La Cour d’appel confirme cette analyse, soulignant qu’ils «adaptent leurs stratégies selon les niveaux de table de jeu et la force de leurs adversaires» et font appel à «des outils informatiques leur permettant de compiler des statistiques».
Contraste avec le cas Duhamel

Cette décision contraste avec la victoire de Jonathan Duhamel en 2022, qui avait échappé au fisc (lire plus bas)
Les représentants des trois joueurs analysent toujours la décision et pourraient demander un ultime examen à la Cour suprême du Canada, qui aura d'abord à décider si elle accepte d’entendre l’affaire.
Jonathan Duhamel: l’exception qui confirme la règle
L’ex-champion du monde de poker Jonathan Duhamel peut se compter chanceux à la suite de la débâcle judiciaire des trois pros québécois.

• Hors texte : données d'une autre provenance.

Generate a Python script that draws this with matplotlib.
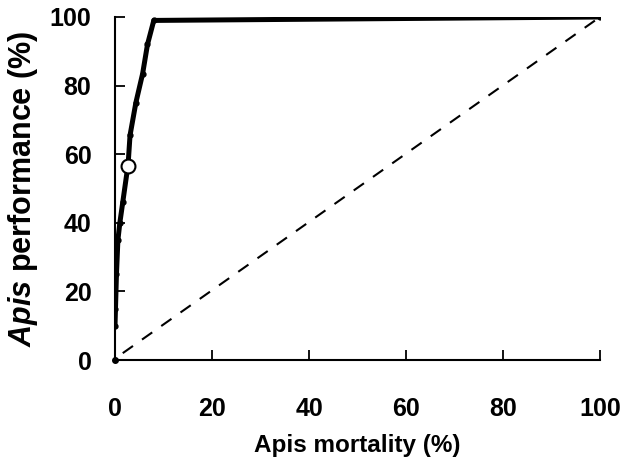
import matplotlib
matplotlib.use("Agg")
import matplotlib.pyplot as plt

plt.rcParams['font.family'] = ['Liberation Sans', 'DejaVu Sans']
plt.rcParams['font.weight'] = 'bold'
plt.rcParams['mathtext.fontset'] = 'custom'
plt.rcParams['mathtext.rm'] = 'Liberation Sans:bold'
plt.rcParams['mathtext.bfit'] = 'Liberation Sans:italic:bold'
plt.rcParams['mathtext.it'] = 'Liberation Sans:italic:bold'

# ROC-like curve data
mortality = [0, 0.1, 0.3, 0.6, 1.0, 1.6, 2.7, 3.1, 4.3, 5.7, 6.7, 8.0, 100]
performance = [10, 15, 25, 35, 40, 46, 57, 65.5, 75, 83.5, 92, 99, 100]
diag_x = [1.6, 100]
diag_y = [2, 100]
highlight_x = [2.7]
highlight_y = [56.6]

xticks = [0, 20, 40, 60, 80, 100]
yticks = [0, 20, 40, 60, 80, 100]

fig = plt.figure(figsize=(6.26, 4.66), dpi=100)
ax = fig.add_axes([115/626, 1-360/466, 485/626, 343/466])

ax.plot(diag_x, diag_y, color='black', lw=1.5, linestyle=(0, (6, 5.3)))
ax.plot(mortality, performance, color='black', lw=3.6, marker='o', ms=3.5)
ax.plot(highlight_x, highlight_y, marker='o', ms=10, mfc='white', mec='black', mew=1.5, ls='none', zorder=5)

ax.set_xlim(0, 100)
ax.set_ylim(0, 100)
ax.set_xticks(xticks)
ax.set_yticks(yticks)
ax.set_xticklabels([str(t) for t in xticks], fontsize=18, fontweight='bold')
ax.set_yticklabels([str(t) for t in yticks], fontsize=18, fontweight='bold')
ax.tick_params(axis='x', direction='in', length=7, width=1.3, pad=27)
ax.tick_params(axis='y', direction='in', length=7, width=1.3, pad=17)
for s in ['top', 'right']:
    ax.spines[s].set_visible(False)
for s in ['bottom', 'left']:
    ax.spines[s].set_linewidth(1.5)
ax.set_xlabel('Apis mortality (%)', fontsize=17.5, fontweight='bold', labelpad=9)
ax.set_ylabel(r'$\mathbfit{Apis}$ performance (%)', fontsize=22, fontweight='bold', labelpad=7)
ax.plot([0], [0], marker='o', ms=4, color='black', clip_on=False)

fig.savefig('out.png', dpi=100)
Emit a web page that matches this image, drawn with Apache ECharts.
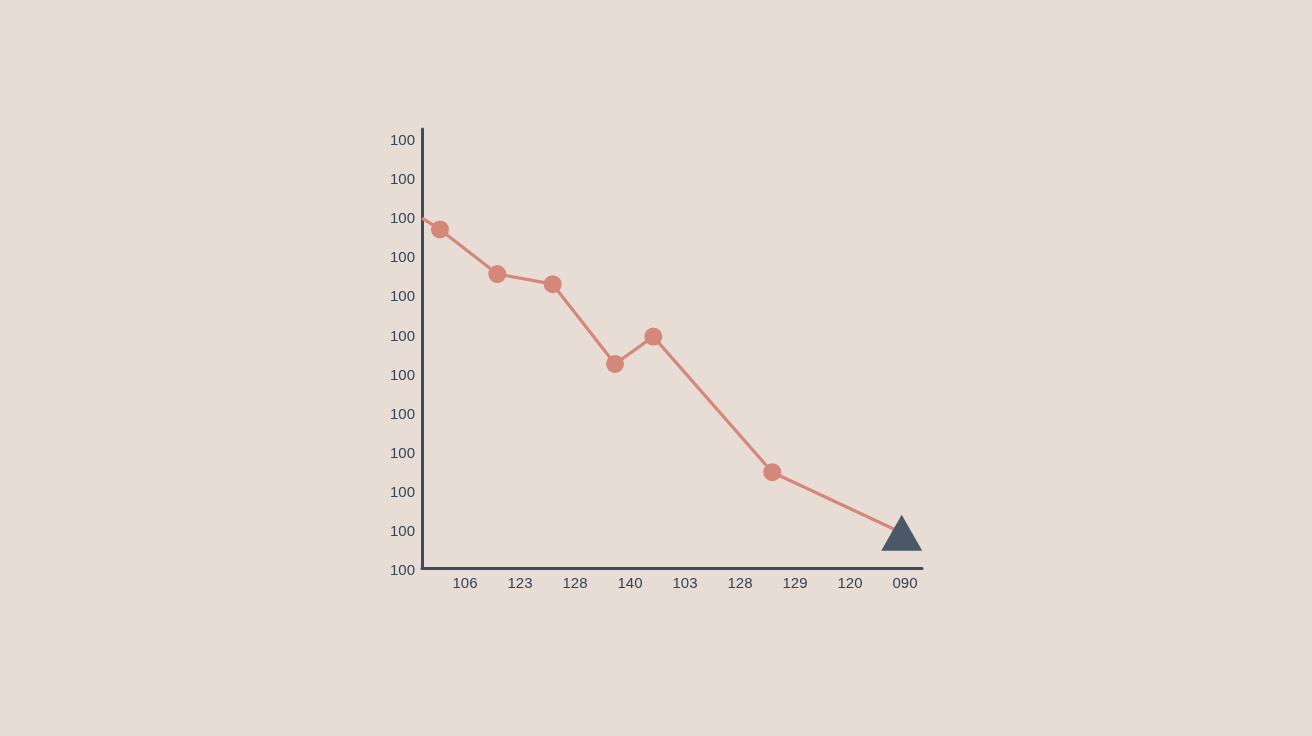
<!DOCTYPE html>
<html>
<head>
<meta charset="utf-8">
<script src="https://cdn.jsdelivr.net/npm/echarts@6/dist/echarts.min.js"></script>
<style>
html,body{margin:0;padding:0;background:#e7ddd5;}
#c{width:1312px;height:736px;}
</style>
</head>
<body>
<div id="c"></div>
<script>
// Tick labels
var xLabels = ['106', '123', '128', '140', '103', '128', '129', '120', '090'];
var yLabels = ['100', '100', '100', '100', '100', '100', '100', '100', '100', '100', '100', '100'];
// Series values (x positions in label units, y values in tick units)
var lineX = [0.22, 0.545, 1.587, 2.595, 3.727, 4.424, 6.587, 8.94];
var lineY = [8.95, 8.66, 7.52, 7.26, 5.22, 5.92, 2.45, 0.90];
var endIndex = 7;

var data = lineX.map(function (x, i) {
  var item = { value: [x, lineY[i]] };
  if (i === 0) item.symbol = 'none';
  if (i === endIndex) {
    item.symbol = 'triangle';
    item.symbolSize = [41, 36];
    item.itemStyle = { color: '#4a5868' };
  }
  return item;
});

var chart = echarts.init(document.getElementById('c'));
chart.setOption({
  backgroundColor: '#e7ddd5',
  animation: false,
  grid: { left: 422, right: 390, top: 129, bottom: 168 },
  xAxis: {
    type: 'value',
    min: 0.2182,
    max: 9.309,
    splitLine: { show: false },
    axisLine: { show: true, lineStyle: { color: '#3e4d5e', width: 3 } },
    axisTick: { show: false },
    axisLabel: {
      customValues: [1, 2, 3, 4, 5, 6, 7, 8, 9],
      formatter: function (v) { return xLabels[Math.round(v) - 1] || ''; },
      color: '#334358',
      fontSize: 15,
      fontFamily: 'Liberation Sans, Arial, sans-serif',
      margin: 8
    }
  },
  yAxis: {
    type: 'value',
    min: 0,
    max: 11.23,
    interval: 1,
    splitLine: { show: false },
    axisLine: { show: true, lineStyle: { color: '#3e4d5e', width: 3 } },
    axisTick: { show: false },
    axisLabel: {
      formatter: function (v) {
        return Math.abs(v - Math.round(v)) < 1e-6 ? '{a|' + (yLabels[Math.round(v)] || '') + '}' : '';
      },
      rich: {
        a: {
          color: '#334358',
          fontSize: 15,
          fontFamily: 'Liberation Sans, Arial, sans-serif',
          padding: [6, 0, 0, 0]
        }
      },
      color: '#334358',
      fontSize: 15,
      fontFamily: 'Liberation Sans, Arial, sans-serif',
      margin: 7
    }
  },
  series: [{
    type: 'line',
    data: data,
    symbol: 'circle',
    symbolSize: 18,
    lineStyle: { color: '#d5877a', width: 3.2 },
    itemStyle: { color: '#d5877a' },
    z: 3
  }]
});
</script>
</body>
</html>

En 2022, l'Agence du Revenu du Canada (ARC) lui réclamait 1,2 M$ en impôt sur des gains de 5,4 M$ réalisés entre 2010 et 2012, mais la Cour canadienne de l’impôt a tranché en sa faveur.
Contrairement aux trois autres dossiers, l'ARC avait alors choisi de ne pas porter la décision en appel. Duhamel n'a donc jamais payé d'impôt sur ses millions de dollars de gains.
Profil atypique
La différence fondamentale selon les juges? Le «hasard» demeurait «un élément très important» dans les résultats de Duhamel, et sa «probabilité de ruine» dépassait largement 50 %, selon l’analyse de la Cour.
Le natif de Boucherville affiche pourtant un palmarès bien plus spectaculaire que ses confrères déboutés. Champion du monde en 2010, ses 8,9 M$US de gains valaient à ce moment 11,5 M$ CAN.
«Partout où je vais, les gens m’en parlent encore», confiait-il en 2017 au Journal, évoquant sa notoriété internationale qui lui avait valu une commandite de cinq ans avec PokerStars.
Une retraite assumée
Aujourd’hui père de famille, Duhamel a rangé ses cartes en novembre 2021.
«Je ne pensais pas découvrir un jour une passion plus forte que le poker», avouait-il en 2017 après la naissance de ses enfants.
Cette trajectoire avec des revenus diversifiés et une retraite progressive du jeu expliquent peut-être pourquoi son dossier fiscal a connu une issue différente de celle des trois autres, considérés comme des entrepreneurs du poker.